If You’re Going to Rely on Savings Targets, Specify the Baseline

As CRFB has certainly been making clear, we would prefer a "big deal" that dealt with all areas of the budget and reduced debt as a share of the economy. But given the time constraints and the need to raise the debt ceiling, we’ve also argued that a two-step process with strong enforcement mechanisms could be the next best way to achieve a sustainable debt path. If lawmakers go with the two-step process that requires and enforces certain savings, how you measure those savings matters.

The Boehner proposal calls for $1.8 trillion in deficit reduction to come out of a joint congressional committee made up of 12 members -- but there has been some confusion about what the savings in Speaker Boehner’s proposal would be judged against, given that the legislation doesn’t specify which baseline it uses. However, by remaining silent and directing CBO to estimate the savings that come out of the joint committee’s recommendations under normal procedures, the Boehner proposal appears to require the committee’s recommendations be scored against CBO's current law baseline, which assumes expiration of all the 2001/2003/2010 tax cuts as well as no AMT patches or “doc fixes.”

As a result, a potential tax reform proposal which could result in $800 billion more revenues than a current policy baseline (in which all tax cuts are extended, and which was reportedly agreed to in the Obama and Boehner negotiations that broke down) would not count as deficit reduction. In fact, CBO would score such a proposal as increasing the deficit given that revenues would be lower than under current law.

However, targeted tax changes that do not address the expiring tax cuts one way or another, such as elimination of specific tax preferences or new taxes, would count as deficit reduction. Using a current law baseline for measuring savings would also allow the committee to claim savings from limits on OCO spending that take credit for the troop drawdown already in place, which CRFB has already described as a gimmick.

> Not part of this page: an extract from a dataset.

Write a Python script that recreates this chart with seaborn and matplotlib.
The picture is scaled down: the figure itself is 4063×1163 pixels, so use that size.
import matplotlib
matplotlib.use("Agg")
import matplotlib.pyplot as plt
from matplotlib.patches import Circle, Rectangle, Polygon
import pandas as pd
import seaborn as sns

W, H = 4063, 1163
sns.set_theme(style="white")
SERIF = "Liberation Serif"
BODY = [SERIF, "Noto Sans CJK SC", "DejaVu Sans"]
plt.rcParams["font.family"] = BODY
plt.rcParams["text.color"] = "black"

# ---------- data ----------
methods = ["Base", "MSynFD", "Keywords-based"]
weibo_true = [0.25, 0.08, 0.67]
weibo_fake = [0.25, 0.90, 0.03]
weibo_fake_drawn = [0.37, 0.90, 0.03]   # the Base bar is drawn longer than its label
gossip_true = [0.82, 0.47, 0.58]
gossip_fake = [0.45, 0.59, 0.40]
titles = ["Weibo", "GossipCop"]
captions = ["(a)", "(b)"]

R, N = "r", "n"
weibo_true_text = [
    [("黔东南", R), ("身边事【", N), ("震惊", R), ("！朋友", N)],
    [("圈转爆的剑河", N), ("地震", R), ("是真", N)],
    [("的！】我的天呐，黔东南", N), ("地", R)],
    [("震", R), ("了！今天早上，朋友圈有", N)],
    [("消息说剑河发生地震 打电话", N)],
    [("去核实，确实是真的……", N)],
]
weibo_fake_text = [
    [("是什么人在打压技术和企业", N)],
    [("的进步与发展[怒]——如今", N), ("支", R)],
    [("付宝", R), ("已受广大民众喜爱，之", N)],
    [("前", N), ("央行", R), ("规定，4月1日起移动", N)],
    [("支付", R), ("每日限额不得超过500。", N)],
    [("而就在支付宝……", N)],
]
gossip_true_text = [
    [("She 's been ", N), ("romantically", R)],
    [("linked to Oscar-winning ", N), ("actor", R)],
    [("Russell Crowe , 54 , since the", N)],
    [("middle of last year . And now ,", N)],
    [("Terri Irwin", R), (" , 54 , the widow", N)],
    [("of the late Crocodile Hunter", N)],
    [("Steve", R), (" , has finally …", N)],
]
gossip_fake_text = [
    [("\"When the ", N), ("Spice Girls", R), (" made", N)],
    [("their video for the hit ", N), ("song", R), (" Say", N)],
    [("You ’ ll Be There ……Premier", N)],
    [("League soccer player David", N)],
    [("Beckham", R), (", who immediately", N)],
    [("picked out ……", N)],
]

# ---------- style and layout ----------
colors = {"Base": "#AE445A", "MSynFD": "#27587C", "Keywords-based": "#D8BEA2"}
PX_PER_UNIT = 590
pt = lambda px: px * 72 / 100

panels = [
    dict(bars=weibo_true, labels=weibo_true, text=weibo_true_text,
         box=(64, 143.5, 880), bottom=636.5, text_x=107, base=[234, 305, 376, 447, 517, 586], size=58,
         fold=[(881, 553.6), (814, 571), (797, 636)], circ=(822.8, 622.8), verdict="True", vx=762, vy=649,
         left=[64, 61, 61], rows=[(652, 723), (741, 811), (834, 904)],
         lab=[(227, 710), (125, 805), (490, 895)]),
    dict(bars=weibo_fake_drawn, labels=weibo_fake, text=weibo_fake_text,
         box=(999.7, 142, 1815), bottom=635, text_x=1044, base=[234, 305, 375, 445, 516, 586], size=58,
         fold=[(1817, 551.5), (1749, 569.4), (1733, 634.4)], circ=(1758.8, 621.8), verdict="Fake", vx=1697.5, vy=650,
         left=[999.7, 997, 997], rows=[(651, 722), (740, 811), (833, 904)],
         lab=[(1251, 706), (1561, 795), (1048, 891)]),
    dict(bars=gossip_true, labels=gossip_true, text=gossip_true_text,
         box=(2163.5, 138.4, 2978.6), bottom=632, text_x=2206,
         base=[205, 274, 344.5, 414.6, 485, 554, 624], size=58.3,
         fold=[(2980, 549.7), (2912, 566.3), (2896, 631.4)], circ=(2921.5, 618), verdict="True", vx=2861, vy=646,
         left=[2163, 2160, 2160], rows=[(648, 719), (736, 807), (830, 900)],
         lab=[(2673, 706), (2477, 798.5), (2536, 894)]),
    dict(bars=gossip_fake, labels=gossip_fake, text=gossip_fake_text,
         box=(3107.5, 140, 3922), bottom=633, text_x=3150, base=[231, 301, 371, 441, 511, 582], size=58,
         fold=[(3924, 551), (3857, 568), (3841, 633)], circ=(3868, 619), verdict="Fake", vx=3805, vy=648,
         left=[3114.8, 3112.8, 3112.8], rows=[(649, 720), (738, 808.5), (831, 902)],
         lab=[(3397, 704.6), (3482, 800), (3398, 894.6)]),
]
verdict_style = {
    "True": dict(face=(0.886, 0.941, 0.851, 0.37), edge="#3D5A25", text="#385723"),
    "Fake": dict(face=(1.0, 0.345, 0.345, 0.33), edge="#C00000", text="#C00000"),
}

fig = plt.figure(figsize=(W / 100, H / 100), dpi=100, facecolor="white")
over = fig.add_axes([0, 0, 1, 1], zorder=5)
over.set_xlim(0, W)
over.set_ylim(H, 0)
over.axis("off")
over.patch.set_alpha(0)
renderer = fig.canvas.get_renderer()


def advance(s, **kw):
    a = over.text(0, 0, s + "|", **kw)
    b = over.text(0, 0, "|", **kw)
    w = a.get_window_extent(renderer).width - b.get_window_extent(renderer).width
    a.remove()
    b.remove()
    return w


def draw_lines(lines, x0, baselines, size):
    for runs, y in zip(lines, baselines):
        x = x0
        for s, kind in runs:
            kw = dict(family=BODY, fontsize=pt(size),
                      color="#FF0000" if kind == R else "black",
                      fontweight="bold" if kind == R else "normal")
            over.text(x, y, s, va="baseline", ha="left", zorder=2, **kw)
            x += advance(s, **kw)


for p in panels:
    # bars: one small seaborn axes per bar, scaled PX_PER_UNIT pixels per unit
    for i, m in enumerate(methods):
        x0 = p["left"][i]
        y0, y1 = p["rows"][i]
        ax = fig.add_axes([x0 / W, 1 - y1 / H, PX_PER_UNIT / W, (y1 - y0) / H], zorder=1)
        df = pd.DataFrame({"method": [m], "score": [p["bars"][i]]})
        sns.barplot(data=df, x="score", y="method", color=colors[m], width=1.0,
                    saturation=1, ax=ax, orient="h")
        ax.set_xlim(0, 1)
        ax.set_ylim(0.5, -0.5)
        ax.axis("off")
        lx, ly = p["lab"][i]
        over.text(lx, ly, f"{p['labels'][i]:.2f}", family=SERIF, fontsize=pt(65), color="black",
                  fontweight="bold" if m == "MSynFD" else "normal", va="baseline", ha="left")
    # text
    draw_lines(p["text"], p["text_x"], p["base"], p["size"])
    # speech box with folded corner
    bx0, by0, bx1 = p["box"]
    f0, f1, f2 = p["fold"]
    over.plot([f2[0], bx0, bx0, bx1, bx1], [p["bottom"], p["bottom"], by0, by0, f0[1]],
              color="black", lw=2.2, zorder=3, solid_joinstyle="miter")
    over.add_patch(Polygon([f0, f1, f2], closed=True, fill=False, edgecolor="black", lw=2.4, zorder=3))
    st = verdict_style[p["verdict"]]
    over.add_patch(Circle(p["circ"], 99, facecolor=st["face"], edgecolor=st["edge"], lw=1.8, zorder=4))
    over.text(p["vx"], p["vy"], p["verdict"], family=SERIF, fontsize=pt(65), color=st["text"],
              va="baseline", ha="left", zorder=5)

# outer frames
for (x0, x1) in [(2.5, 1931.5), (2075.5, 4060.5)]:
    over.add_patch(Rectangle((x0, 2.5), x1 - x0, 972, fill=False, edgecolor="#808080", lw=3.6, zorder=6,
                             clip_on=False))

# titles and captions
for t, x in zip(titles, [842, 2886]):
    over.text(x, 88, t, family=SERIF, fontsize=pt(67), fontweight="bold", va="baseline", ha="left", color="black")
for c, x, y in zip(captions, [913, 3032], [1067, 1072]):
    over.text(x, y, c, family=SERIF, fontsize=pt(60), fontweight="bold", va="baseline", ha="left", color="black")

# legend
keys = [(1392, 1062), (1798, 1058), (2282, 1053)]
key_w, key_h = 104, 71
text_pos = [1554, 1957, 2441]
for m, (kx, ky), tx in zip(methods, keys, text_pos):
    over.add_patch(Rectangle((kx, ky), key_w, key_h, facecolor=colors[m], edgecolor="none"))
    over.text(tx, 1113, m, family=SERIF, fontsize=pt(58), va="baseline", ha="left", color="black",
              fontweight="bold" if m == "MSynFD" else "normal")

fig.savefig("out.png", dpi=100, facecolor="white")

Reid's proposal would avoid the question of baselines and what savings would be counted by giving the joint committee the goal of reducing the deficit to 3 percent of GDP. However, the Reid proposal does not say when that goal would be achieved. It is also unclear whether the committee could achieve that goal by remaining silent on items such as the AMT, the “doc fix”, and by taking credit for the additional revenues and spending reductions assumed in the baseline, even though Congress would still need to deal with those issues.

In order to get beyond the baseline confusion and the potential for gimmicks to artificially inflate savings, CRFB supports debt-to-GDP targets and corresponding savings targets to ensure that legislation actually achieves the goal of reducing our debt as a share of the economy.

In the past, we have recommended that lawmakers institute a debt-to-GDP target of 60 percent by the end of the decade. The very minimum goal of any debt plan should be to stabilize the debt and put debt on a declining path by the end of the decade, as the National Commission on Fiscal Responsibility and Reform recommended. In addition, the plan should either be required to explicitly address expiring provisions or achieve the debt targets assuming they are extended in their current form.